By Yair Lapid (Trans: Evan Fallenberg)
Elliott & Thompson, £18.99
The notion is bizarre - that a son might so totally steep himself in his father's life, his innermost thoughts, that, after his father's death, he can recreate the man and write the autobiography his father never penned. But this is what Yair Lapid has done. The result is a literary tour-de-force in which the son reassembles the voice, the spirit of the father so absolutely that, for most of this big book, it is the man himself who turns the pages of his life and speaks directly to the reader.
And Yosef "Tommy" Lapid has a lot to say. As a journalist, a politician, a celebrity, Tommy Lapid wrote, recorded, broadcast and shared with his close and loving family so many of his experiences, his thoughts, his emotional highs and lows, that his son Yair, himself a high-profile journalist and broadcaster in Israel, had an abundance of sources.
Born into a comfortable, intellectual and secular Jewish family in Novi Sad, in the Serbian republic of former Yugoslavia, Tomislav Lampel (later Hebraised to Lapid and the Tommy prefaced by Yosef - which nobody called him) lived in Budapest with his mother after his lawyer father had been taken by the Germans (he died in Mauthausen two weeks before the Liberation).

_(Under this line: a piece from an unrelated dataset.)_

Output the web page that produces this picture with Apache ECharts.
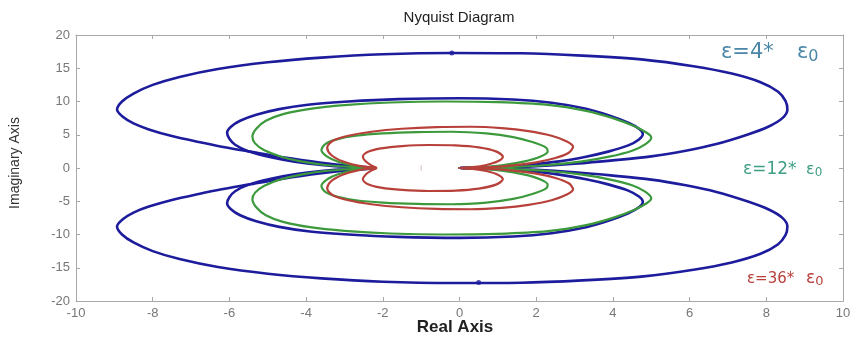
<!DOCTYPE html>
<html>
<head>
<meta charset="utf-8">
<script src="https://cdn.jsdelivr.net/npm/echarts@6/dist/echarts.min.js"></script>
<style>
html,body{margin:0;padding:0;background:#fff;}
#chart{width:857px;height:341px;}
</style>
</head>
<body>
<div id="chart"></div>
<script>
// Axis settings
const xMin = -10, xMax = 10, xStep = 2;
const yMin = -20, yMax = 20, yStep = 5;

// Upper halves of each Nyquist loop; lower halves are the mirror image
const blueOuter = [[-2.2,0.05],[-2.8,0.3],[-3.6,0.8],[-4.6,1.6],[-5.5,2.5],[-6.2,3.2],[-6.8,3.9],[-7.5,4.8],[-8.1,5.8],[-8.5,6.7],[-8.78,7.7],[-8.93,8.8],[-8.8,10.0],[-8.5,11.2],[-8.0,12.5],[-7.3,13.7],[-6.3,14.9],[-5.0,15.9],[-3.6,16.6],[-2.0,17.1],[-0.2,17.3],[1.6,17.25],[3.2,16.9],[4.8,16.3],[6.1,15.3],[7.1,14.2],[7.85,12.9],[8.3,11.5],[8.5,10.1],[8.55,8.8],[8.42,7.5],[8.05,6.2],[7.5,5.0],[6.7,3.6],[5.9,2.6],[5.0,1.75],[4.0,1.15],[3.0,0.65],[2.0,0.28],[1.0,0.08],[0,0]];
const blueInner = [[-2.2,0.03],[-2.9,0.15],[-3.6,0.45],[-4.3,0.95],[-4.95,1.65],[-5.5,2.5],[-5.85,3.5],[-6.0,4.4],[-6.06,5.3],[-5.96,6.2],[-5.72,7.1],[-5.3,8.0],[-4.7,8.85],[-3.9,9.55],[-2.9,10.0],[-1.6,10.35],[0,10.5],[1.4,10.3],[2.4,9.8],[3.3,8.9],[3.9,7.9],[4.4,6.8],[4.68,5.9],[4.78,5.1],[4.68,4.3],[4.4,3.4],[3.9,2.5],[3.3,1.7],[2.6,1.0],[1.8,0.5],[0.9,0.15],[0,0]];
const greenOuter = [[-2.2,0.03],[-2.8,0.15],[-3.5,0.45],[-4.1,0.95],[-4.65,1.7],[-5.1,2.7],[-5.33,3.7],[-5.4,4.7],[-5.3,5.9],[-5.05,7.1],[-4.6,8.1],[-3.9,8.9],[-3.0,9.45],[-1.8,9.85],[-0.4,10.0],[1.0,9.9],[2.3,9.5],[3.3,8.6],[4.0,7.5],[4.55,6.3],[4.88,5.3],[5.0,4.6],[4.85,3.6],[4.5,2.6],[3.9,1.7],[3.2,1.0],[2.3,0.45],[1.2,0.12],[0,0]];
const greenInner = [[-2.2,0.03],[-2.7,0.3],[-3.15,0.9],[-3.45,1.7],[-3.6,2.7],[-3.5,3.6],[-3.2,4.3],[-2.7,4.85],[-2.0,5.2],[-1.1,5.4],[-0.2,5.45],[0.7,5.2],[1.4,4.65],[1.9,3.9],[2.25,3.1],[2.3,2.5],[2.1,1.7],[1.7,1.0],[1.1,0.4],[0.5,0.1],[0,0]];
const redOuter = [[-2.2,0.03],[-2.65,0.35],[-3.05,1.0],[-3.35,2.0],[-3.45,3.1],[-3.3,4.1],[-2.9,4.85],[-2.3,5.45],[-1.5,5.9],[-0.6,6.15],[0.3,6.2],[1.1,6.0],[1.8,5.55],[2.4,4.85],[2.8,4.0],[2.96,3.2],[2.85,2.3],[2.5,1.5],[2.0,0.85],[1.4,0.4],[0.7,0.1],[0,0]];
const redInner = [[-2.15,0],[-2.3,0.4],[-2.45,1.0],[-2.52,1.7],[-2.4,2.4],[-2.05,2.95],[-1.5,3.3],[-0.8,3.46],[-0.1,3.4],[0.5,3.1],[0.95,2.5],[1.13,1.7],[1.0,1.0],[0.7,0.45],[0.35,0.12],[0,0]];
const arrowDots = [[-0.2,17.3],[0.5,-17.2]];
const criticalPoint = [[-1,0]];

// Annotation texts
const labels = [
  {lead:'ε=4*', tail:'ε', sub:'0', color:'#4a86a8'},
  {lead:'ε=12*', tail:'ε', sub:'0', color:'#3f9f86'},
  {lead:'ε=36*', tail:'ε', sub:'0', color:'#b8403a'}
];

function closedLoop(upper){
  const lower = upper.slice().reverse().map(p => [p[0], -p[1]]);
  return upper.concat(lower.slice(1));
}

const BLUE = '#1c1c9c', GREEN = '#3c9a3c', RED = '#b8403a';
function loopSeries(data, color, width){
  return {type:'line', data: closedLoop(data), xAxisIndex:0, yAxisIndex:0, showSymbol:false, smooth:0.3,
    lineStyle:{color:color, width:width}, animation:false, silent:true};
}

const chart = echarts.init(document.getElementById('chart'));
function axisCommon(){
  return {
    axisLine:{show:true, onZero:false, lineStyle:{color:'#a8a8a8', width:1}},
    axisTick:{show:true, inside:true, length:4, lineStyle:{color:'#a8a8a8'}},
    splitLine:{show:false}
  };
}
const tickFont = {color:'#777', fontSize:13, fontFamily:'Liberation Sans', margin:6};
const FF = '"DejaVu Sans"';
function annotation(l, x1, x2, y, size, tailSize, subSize, subPad){
  return [
    {type:'text', x:x1, y:y, style:{text:l.lead, font:size+'px '+FF, fill:l.color, verticalAlign:'middle'}},
    {type:'text', x:x2, y:y, style:{text:'{a|'+l.tail+'}{s|'+l.sub+'}', verticalAlign:'middle',
      rich:{a:{fontSize:tailSize, fontFamily:'DejaVu Sans', fill:l.color},
            s:{fontSize:subSize, fontFamily:'DejaVu Sans', fill:l.color, padding:[subPad,0,0,0]}}}}
  ];
}
chart.setOption({
  backgroundColor:'#fff',
  animation:false,
  grid:{left:76, right:14, top:35, bottom:40, show:false},
  xAxis:[
    Object.assign({type:'value', min:xMin, max:xMax, interval:xStep, position:'bottom', axisLabel:tickFont}, axisCommon()),
    Object.assign({type:'value', min:xMin, max:xMax, interval:xStep, position:'top', axisLabel:{show:false}}, axisCommon())
  ],
  yAxis:[
    Object.assign({type:'value', min:yMin, max:yMax, interval:yStep, position:'left', axisLabel:tickFont}, axisCommon()),
    Object.assign({type:'value', min:yMin, max:yMax, interval:yStep, position:'right', axisLabel:{show:false}}, axisCommon())
  ],
  series:[
    loopSeries(blueOuter, BLUE, 2.6),
    loopSeries(blueInner, BLUE, 2.6),
    loopSeries(greenOuter, GREEN, 2.2),
    loopSeries(greenInner, GREEN, 2.2),
    loopSeries(redOuter, RED, 2.2),
    loopSeries(redInner, RED, 2.2),
    {type:'scatter', data:arrowDots, symbolSize:5, itemStyle:{color:BLUE}, silent:true},
    {type:'scatter', data:criticalPoint, symbol:'rect', symbolSize:[1,5], itemStyle:{color:'#c9a0a0'}, silent:true}
  ],
  graphic:[
    {type:'text', x:459, y:18, style:{text:'Nyquist Diagram', font:'15px "Liberation Sans"', fill:'#222', align:'center', verticalAlign:'middle'}},
    {type:'text', x:455, y:327, style:{text:'Real Axis', font:'bold 17px "Liberation Sans"', fill:'#222', align:'center', verticalAlign:'middle'}},
    {type:'text', x:15, y:163, rotation:Math.PI/2, style:{text:'Imaginary Axis', font:'14px "Liberation Sans"', fill:'#333', align:'center', verticalAlign:'middle'}}
  ].concat(
    annotation(labels[0], 721, 797, 53, 21, 21, 16, 7),
    annotation(labels[1], 743, 806, 170, 17, 16, 12, 5),
    annotation(labels[2], 747, 806, 279, 15, 17, 13, 5)
  )
});
</script>
</body>
</html>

Mother and son were on a death march to the banks of the Danube, where they were to have been shot and left to die under the ice, when a Soviet reconnaissance plane temporarily distracted the Hungarian and Nazi escort. Young Tommy was pushed into a nearby public toilet by his mother and when both emerged the march had moved on. Not one of the marchers survived.
It was this scarred but street-smart teenager who arrived in Israel with his mother just as the state was born and there, seizing every opportunity he could make for himself in the next 60 years, carved out a remarkable career as journalist, author, radio and TV star, later head of the Israel Broadcasting Authority, Knesset Member, a founder of the anti-clerical Shinui party, deputy prime minister and, in his last years, chairman of Yad Vashem.
But this dry catalogue in no way captures Tommy's gusto for life, of a man flamboyant in his many loves: of food (he grew to be a Falstaffian figure), of his writer wife, their children, and of friends, who included humorist Ephraim Kishon and Ariel Sharon.
He embraced almost everyone but Hungarians and it's impossible not to forgive him his delight in his own celebrity. Former Prime Minister Olmert sat in tears at Tommy's bedside as he lay dying from cancer having asked his doctors not to prolong his life.
Having first met Tommy when we were both young journalists in London in the '60s (he for the Israeli newspaper Maariv), I am familiar with his voice and it is remarkable how his son and intimate friend Yair brings it back to booming, ebullient, opinionated life in this extraordinary memoir.